WORK TO COMPLETE — Extract the run of lines that starts at the top of the records below and ends at the line with "const xTicks = [1, 2, 3, 4, 5];", keeping both ends and excluding pictures.

DATA LINES —
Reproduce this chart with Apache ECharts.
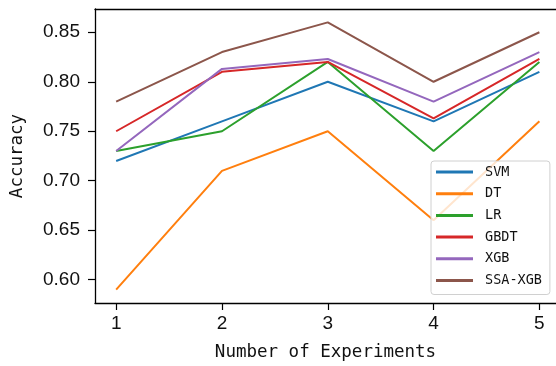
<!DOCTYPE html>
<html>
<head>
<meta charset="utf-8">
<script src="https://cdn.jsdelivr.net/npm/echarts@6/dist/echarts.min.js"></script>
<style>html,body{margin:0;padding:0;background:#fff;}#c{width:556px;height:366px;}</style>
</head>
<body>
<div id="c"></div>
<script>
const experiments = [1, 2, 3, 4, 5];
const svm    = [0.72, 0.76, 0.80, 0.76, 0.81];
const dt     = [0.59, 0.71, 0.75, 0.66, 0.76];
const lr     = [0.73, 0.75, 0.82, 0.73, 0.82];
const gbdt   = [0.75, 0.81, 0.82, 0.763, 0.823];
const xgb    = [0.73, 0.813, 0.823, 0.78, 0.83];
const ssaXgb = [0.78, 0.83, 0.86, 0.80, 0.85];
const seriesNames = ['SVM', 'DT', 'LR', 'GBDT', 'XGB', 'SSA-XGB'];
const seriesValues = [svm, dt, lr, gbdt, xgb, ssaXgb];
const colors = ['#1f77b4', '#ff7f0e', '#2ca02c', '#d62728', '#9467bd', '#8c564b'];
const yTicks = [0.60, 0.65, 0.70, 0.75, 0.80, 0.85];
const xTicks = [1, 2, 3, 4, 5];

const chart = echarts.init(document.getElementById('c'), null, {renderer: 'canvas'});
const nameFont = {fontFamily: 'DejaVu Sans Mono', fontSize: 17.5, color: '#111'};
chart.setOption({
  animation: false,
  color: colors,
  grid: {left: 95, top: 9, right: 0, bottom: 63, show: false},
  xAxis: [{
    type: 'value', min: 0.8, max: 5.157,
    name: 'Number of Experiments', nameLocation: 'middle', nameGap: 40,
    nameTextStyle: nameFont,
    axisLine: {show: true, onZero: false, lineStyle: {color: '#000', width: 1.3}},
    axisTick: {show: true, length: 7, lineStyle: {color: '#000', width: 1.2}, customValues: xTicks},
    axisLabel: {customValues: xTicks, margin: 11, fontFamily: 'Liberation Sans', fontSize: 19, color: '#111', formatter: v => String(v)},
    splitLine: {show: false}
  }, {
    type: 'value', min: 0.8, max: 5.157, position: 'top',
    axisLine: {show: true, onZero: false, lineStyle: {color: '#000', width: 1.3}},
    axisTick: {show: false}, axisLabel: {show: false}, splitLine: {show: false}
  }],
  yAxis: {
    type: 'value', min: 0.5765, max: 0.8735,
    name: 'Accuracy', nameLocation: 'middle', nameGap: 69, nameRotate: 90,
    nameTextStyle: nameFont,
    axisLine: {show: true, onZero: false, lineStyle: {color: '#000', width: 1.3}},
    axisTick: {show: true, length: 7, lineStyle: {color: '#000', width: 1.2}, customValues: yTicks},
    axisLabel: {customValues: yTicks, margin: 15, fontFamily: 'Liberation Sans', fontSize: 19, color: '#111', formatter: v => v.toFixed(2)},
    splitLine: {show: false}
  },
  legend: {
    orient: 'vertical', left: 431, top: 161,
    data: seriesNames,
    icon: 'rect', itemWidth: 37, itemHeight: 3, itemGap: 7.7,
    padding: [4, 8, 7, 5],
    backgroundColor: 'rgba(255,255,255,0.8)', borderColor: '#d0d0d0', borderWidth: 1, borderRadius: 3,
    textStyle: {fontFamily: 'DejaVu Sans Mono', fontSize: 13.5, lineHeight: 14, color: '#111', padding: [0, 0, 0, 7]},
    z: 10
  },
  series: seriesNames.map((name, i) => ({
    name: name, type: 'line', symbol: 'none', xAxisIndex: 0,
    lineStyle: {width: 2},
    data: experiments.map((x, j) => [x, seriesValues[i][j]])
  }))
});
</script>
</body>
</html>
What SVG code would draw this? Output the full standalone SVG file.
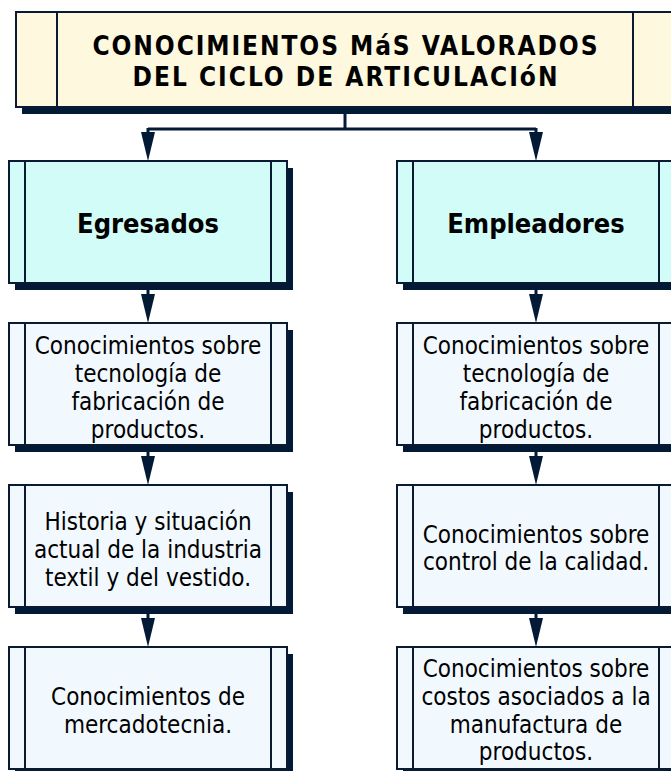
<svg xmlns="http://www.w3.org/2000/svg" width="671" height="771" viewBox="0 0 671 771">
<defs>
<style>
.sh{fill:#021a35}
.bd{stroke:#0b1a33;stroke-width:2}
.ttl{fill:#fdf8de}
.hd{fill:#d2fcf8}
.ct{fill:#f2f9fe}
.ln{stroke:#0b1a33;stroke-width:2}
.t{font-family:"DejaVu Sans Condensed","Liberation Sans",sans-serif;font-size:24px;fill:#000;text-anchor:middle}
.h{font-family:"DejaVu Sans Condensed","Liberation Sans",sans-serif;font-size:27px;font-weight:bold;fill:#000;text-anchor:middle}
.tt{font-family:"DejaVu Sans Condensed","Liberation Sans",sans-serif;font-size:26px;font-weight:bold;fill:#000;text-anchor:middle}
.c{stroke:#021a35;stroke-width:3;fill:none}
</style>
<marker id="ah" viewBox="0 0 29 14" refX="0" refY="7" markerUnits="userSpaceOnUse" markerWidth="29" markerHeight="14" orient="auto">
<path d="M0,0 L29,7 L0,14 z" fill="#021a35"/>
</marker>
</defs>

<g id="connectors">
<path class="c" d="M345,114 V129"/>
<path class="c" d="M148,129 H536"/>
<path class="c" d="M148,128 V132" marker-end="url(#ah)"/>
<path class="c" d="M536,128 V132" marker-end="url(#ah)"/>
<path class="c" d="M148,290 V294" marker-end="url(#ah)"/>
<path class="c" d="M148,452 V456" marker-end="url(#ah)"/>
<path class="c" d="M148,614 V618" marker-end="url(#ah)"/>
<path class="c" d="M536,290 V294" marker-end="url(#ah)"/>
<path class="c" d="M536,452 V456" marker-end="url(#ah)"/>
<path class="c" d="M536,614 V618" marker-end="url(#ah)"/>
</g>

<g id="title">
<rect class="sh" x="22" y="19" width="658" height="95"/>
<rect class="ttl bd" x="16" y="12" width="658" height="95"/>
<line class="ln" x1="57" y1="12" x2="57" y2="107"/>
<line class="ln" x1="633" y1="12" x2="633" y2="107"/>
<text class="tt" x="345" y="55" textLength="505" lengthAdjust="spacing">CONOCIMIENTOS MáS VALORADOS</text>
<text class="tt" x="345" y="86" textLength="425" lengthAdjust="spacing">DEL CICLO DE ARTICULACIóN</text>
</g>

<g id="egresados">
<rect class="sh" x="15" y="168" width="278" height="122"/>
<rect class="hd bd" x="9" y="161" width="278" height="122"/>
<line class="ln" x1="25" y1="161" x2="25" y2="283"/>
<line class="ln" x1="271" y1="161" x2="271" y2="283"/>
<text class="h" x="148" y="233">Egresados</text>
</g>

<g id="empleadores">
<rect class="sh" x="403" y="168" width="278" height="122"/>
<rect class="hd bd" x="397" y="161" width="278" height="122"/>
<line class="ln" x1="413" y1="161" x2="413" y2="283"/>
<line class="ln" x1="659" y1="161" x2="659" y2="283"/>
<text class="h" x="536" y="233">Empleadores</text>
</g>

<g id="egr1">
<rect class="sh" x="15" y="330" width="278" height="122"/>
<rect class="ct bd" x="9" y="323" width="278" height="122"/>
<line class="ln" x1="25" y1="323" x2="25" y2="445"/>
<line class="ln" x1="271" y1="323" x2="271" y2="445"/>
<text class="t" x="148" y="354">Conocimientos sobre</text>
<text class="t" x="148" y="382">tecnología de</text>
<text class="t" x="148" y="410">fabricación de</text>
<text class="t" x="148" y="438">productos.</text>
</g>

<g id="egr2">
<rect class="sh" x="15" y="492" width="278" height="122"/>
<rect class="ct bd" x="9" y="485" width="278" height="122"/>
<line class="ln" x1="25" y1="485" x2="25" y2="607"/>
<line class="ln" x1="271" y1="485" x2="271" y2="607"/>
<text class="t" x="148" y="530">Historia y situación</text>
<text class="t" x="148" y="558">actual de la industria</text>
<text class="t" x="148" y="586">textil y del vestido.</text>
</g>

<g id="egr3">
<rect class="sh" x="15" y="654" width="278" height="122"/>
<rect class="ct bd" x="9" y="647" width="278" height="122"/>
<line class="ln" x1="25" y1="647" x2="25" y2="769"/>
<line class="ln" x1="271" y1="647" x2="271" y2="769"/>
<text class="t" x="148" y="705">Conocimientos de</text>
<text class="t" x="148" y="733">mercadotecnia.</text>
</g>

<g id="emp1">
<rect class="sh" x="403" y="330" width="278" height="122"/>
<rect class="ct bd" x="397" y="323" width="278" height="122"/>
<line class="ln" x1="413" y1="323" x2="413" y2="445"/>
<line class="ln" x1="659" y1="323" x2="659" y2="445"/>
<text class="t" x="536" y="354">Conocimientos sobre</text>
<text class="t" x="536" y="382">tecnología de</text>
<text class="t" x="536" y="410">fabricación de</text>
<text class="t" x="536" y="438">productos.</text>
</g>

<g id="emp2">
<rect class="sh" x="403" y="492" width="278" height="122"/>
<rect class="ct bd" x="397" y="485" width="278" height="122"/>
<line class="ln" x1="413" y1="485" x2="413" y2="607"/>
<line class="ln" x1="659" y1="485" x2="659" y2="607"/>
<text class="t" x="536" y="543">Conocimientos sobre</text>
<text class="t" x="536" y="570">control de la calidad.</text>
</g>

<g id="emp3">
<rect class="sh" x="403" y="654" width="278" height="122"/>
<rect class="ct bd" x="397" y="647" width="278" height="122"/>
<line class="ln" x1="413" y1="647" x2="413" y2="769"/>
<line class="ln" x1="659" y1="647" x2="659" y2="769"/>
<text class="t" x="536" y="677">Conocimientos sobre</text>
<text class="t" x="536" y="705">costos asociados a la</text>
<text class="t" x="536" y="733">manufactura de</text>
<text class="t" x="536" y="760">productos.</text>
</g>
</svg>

SOLUTION TO THIS EXERCISE —
Reproduce this chart with Apache ECharts.
<!DOCTYPE html>
<html>
<head>
<meta charset="utf-8">
<script src="https://cdn.jsdelivr.net/npm/echarts@6/dist/echarts.min.js"></script>
<style>html,body{margin:0;padding:0;background:#fff;}#c{width:556px;height:366px;}</style>
</head>
<body>
<div id="c"></div>
<script>
const experiments = [1, 2, 3, 4, 5];
const svm    = [0.72, 0.76, 0.80, 0.76, 0.81];
const dt     = [0.59, 0.71, 0.75, 0.66, 0.76];
const lr     = [0.73, 0.75, 0.82, 0.73, 0.82];
const gbdt   = [0.75, 0.81, 0.82, 0.763, 0.823];
const xgb    = [0.73, 0.813, 0.823, 0.78, 0.83];
const ssaXgb = [0.78, 0.83, 0.86, 0.80, 0.85];
const seriesNames = ['SVM', 'DT', 'LR', 'GBDT', 'XGB', 'SSA-XGB'];
const seriesValues = [svm, dt, lr, gbdt, xgb, ssaXgb];
const colors = ['#1f77b4', '#ff7f0e', '#2ca02c', '#d62728', '#9467bd', '#8c564b'];
const yTicks = [0.60, 0.65, 0.70, 0.75, 0.80, 0.85];
const xTicks = [1, 2, 3, 4, 5];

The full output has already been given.